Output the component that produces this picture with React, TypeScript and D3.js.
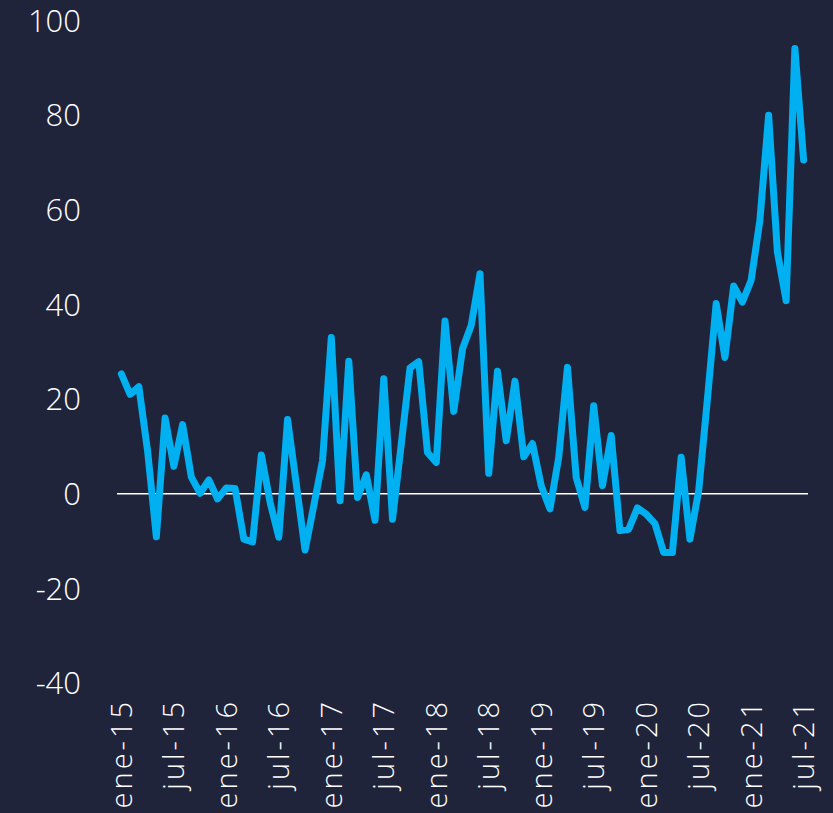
// App.tsx
// Monthly series drawn as a thick line on a dark background, Excel-style category axis.
import React, { useMemo } from 'react';
import * as d3 from 'd3';

// Jan-2015 .. Jul-2021, one value per month
const months: Date[] = d3.timeMonth.range(new Date(2015, 0, 1), new Date(2021, 7, 1));

const values: number[] = [
  25.3, 21.0, 22.6, 9.0, -9.1, 16.0, 5.8, 14.6, 3.5, 0.1, 2.9, -1.1,
  1.2, 1.1, -9.6, -10.2, 8.2, -1.8, -9.2, 15.7, 2.0, -11.9, -2.5, 7.0,
  33.0, -1.5, 28.0, -0.8, 4.0, -5.6, 24.3, -5.4, 10.5, 26.6, 27.9, 8.7,
  6.6, 36.5, 17.4, 30.6, 35.6, 46.5, 4.3, 25.9, 11.2, 23.8, 7.8, 10.6,
  1.7, -3.2, 7.7, 26.7, 3.4, -2.9, 18.6, 1.7, 12.3, -7.8, -7.5, -3.0,
  -4.3, -6.3, -12.4, -12.4, 7.7, -9.6, 0.6, 20.0, 40.2, 28.8, 43.9, 40.5,
  45.1, 57.8, 80.0, 51.1, 40.8, 94.1, 70.5,
];

const yTicks: number[] = [-40, -20, 0, 20, 40, 60, 80, 100];
const xTickLabels: string[] = [
  'ene-15', 'jul-15', 'ene-16', 'jul-16', 'ene-17', 'jul-17', 'ene-18',
  'jul-18', 'ene-19', 'jul-19', 'ene-20', 'jul-20', 'ene-21', 'jul-21',
];

const WIDTH = 833;
const HEIGHT = 813;
const margin = { top: 20.5, right: 25, bottom: 130, left: 117 };
const BG = '#1f243b';
const LINE = '#00b0f0';
const FONT = '"Open Sans", "Noto Sans", sans-serif';

export default function App() {
  const innerW = WIDTH - margin.left - margin.right;
  const innerH = HEIGHT - margin.top - margin.bottom;

  const x = useMemo(
    () =>
      d3
        .scaleBand<number>()
        .domain(months.map((_, i) => i))
        .range([0, innerW]),
    [innerW],
  );
  const y = useMemo(
    () => d3.scaleLinear().domain([-40, 100]).range([innerH, 0]),
    [innerH],
  );

  const xc = (i: number) => (x(i) ?? 0) + x.bandwidth() / 2;

  const path = d3
    .line<number>()
    .x((_, i) => xc(i))
    .y((d) => y(d))(values);

  return (
    <svg
      width={WIDTH}
      height={HEIGHT}
      style={{ position: 'fixed', left: 0, top: 0, display: 'block', background: BG }}
    >
      <rect width={WIDTH} height={HEIGHT} fill={BG} />
      <g transform={`translate(${margin.left},${margin.top})`}>
        {/* y tick labels */}
        {yTicks.map((t) => (
          <text
            key={t}
            x={-36}
            y={y(t)}
            dy="0.36em"
            textAnchor="end"
            fontFamily={FONT}
            fontWeight={300}
            fontSize={31}
            fill="#ffffff"
          >
            {t}
          </text>
        ))}

        {/* zero line */}
        <line x1={0} x2={innerW} y1={y(0)} y2={y(0)} stroke="#ffffff" strokeWidth={1.5} />

        <path
          d={path || ''}
          fill="none"
          stroke={LINE}
          strokeWidth={7}
          strokeLinejoin="round"
          strokeLinecap="round"
        />

        {/* x tick labels, every 6 months */}
        {xTickLabels.map((label, k) => {
          const i = k * 6;
          return (
            <text
              key={label}
              transform={`translate(${xc(i)},${innerH + 16}) rotate(-90)`}
              dy="0.36em"
              textAnchor="end"
              fontFamily={FONT}
              fontWeight={300}
              fontSize={29}
              letterSpacing={3}
              fill="#ffffff"
            >
              {label}
            </text>
          );
        })}
      </g>
    </svg>
  );
}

> [Aim]:
Return only the lines from the start of the data through the line that contains "import * as d3 from 'd3';", please, copying them exactly and omitting all pictures.

> [The result]:
Output the component that produces this picture with React, TypeScript and D3.js.
// App.tsx
// Monthly series drawn as a thick line on a dark background, Excel-style category axis.
import React, { useMemo } from 'react';
import * as d3 from 'd3';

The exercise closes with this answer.